▶ GOAL
Set the listing down again in full, word for word, with the pictures left out.

▶ GIVEN INFORMATION
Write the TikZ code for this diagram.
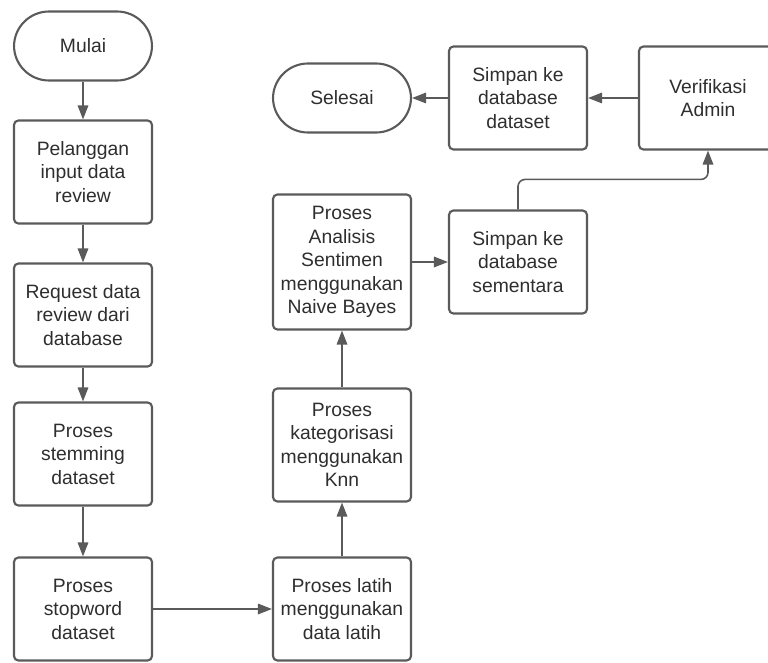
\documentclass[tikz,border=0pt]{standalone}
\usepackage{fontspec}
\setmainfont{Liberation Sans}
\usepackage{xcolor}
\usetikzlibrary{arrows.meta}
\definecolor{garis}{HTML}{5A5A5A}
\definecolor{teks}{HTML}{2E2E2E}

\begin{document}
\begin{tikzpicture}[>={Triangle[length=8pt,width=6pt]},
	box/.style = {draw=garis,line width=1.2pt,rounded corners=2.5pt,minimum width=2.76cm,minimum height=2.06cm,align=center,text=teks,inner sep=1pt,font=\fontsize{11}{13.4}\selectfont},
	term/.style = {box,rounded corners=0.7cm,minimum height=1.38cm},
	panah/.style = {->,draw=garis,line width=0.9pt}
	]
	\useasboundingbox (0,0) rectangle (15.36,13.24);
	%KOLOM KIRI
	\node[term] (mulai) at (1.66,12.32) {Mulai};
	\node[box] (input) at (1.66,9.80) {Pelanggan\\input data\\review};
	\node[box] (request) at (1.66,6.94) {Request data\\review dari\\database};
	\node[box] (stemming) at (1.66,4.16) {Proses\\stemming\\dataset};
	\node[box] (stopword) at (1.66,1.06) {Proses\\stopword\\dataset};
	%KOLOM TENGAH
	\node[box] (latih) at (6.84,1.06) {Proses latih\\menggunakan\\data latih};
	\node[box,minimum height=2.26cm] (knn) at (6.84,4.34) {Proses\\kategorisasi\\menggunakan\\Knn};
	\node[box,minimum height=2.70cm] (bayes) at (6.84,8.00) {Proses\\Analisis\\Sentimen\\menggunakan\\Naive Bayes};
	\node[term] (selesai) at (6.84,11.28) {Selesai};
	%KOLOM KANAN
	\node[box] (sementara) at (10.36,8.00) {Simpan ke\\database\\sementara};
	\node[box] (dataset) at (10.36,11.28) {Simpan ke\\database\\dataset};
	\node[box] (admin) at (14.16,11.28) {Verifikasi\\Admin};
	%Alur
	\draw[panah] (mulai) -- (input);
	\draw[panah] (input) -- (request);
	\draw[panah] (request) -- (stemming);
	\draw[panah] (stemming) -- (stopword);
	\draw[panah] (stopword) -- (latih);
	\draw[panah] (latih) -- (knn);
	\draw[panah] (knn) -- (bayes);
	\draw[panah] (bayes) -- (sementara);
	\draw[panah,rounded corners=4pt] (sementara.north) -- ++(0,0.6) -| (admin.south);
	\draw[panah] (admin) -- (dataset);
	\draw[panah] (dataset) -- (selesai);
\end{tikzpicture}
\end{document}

▶ SOLUTION FOR THIS TASK
Write the TikZ code for this diagram.
\documentclass[tikz,border=0pt]{standalone}
\usepackage{fontspec}
\setmainfont{Liberation Sans}
\usepackage{xcolor}
\usetikzlibrary{arrows.meta}
\definecolor{garis}{HTML}{5A5A5A}
\definecolor{teks}{HTML}{2E2E2E}

\begin{document}
\begin{tikzpicture}[>={Triangle[length=8pt,width=6pt]},
	box/.style = {draw=garis,line width=1.2pt,rounded corners=2.5pt,minimum width=2.76cm,minimum height=2.06cm,align=center,text=teks,inner sep=1pt,font=\fontsize{11}{13.4}\selectfont},
	term/.style = {box,rounded corners=0.7cm,minimum height=1.38cm},
	panah/.style = {->,draw=garis,line width=0.9pt}
	]
	\useasboundingbox (0,0) rectangle (15.36,13.24);
	%KOLOM KIRI
	\node[term] (mulai) at (1.66,12.32) {Mulai};
	\node[box] (input) at (1.66,9.80) {Pelanggan\\input data\\review};
	\node[box] (request) at (1.66,6.94) {Request data\\review dari\\database};
	\node[box] (stemming) at (1.66,4.16) {Proses\\stemming\\dataset};
	\node[box] (stopword) at (1.66,1.06) {Proses\\stopword\\dataset};
	%KOLOM TENGAH
	\node[box] (latih) at (6.84,1.06) {Proses latih\\menggunakan\\data latih};
	\node[box,minimum height=2.26cm] (knn) at (6.84,4.34) {Proses\\kategorisasi\\menggunakan\\Knn};
	\node[box,minimum height=2.70cm] (bayes) at (6.84,8.00) {Proses\\Analisis\\Sentimen\\menggunakan\\Naive Bayes};
	\node[term] (selesai) at (6.84,11.28) {Selesai};
	%KOLOM KANAN
	\node[box] (sementara) at (10.36,8.00) {Simpan ke\\database\\sementara};
	\node[box] (dataset) at (10.36,11.28) {Simpan ke\\database\\dataset};
	\node[box] (admin) at (14.16,11.28) {Verifikasi\\Admin};
	%Alur
	\draw[panah] (mulai) -- (input);
	\draw[panah] (input) -- (request);
	\draw[panah] (request) -- (stemming);
	\draw[panah] (stemming) -- (stopword);
	\draw[panah] (stopword) -- (latih);
	\draw[panah] (latih) -- (knn);
	\draw[panah] (knn) -- (bayes);
	\draw[panah] (bayes) -- (sementara);
	\draw[panah,rounded corners=4pt] (sementara.north) -- ++(0,0.6) -| (admin.south);
	\draw[panah] (admin) -- (dataset);
	\draw[panah] (dataset) -- (selesai);
\end{tikzpicture}
\end{document}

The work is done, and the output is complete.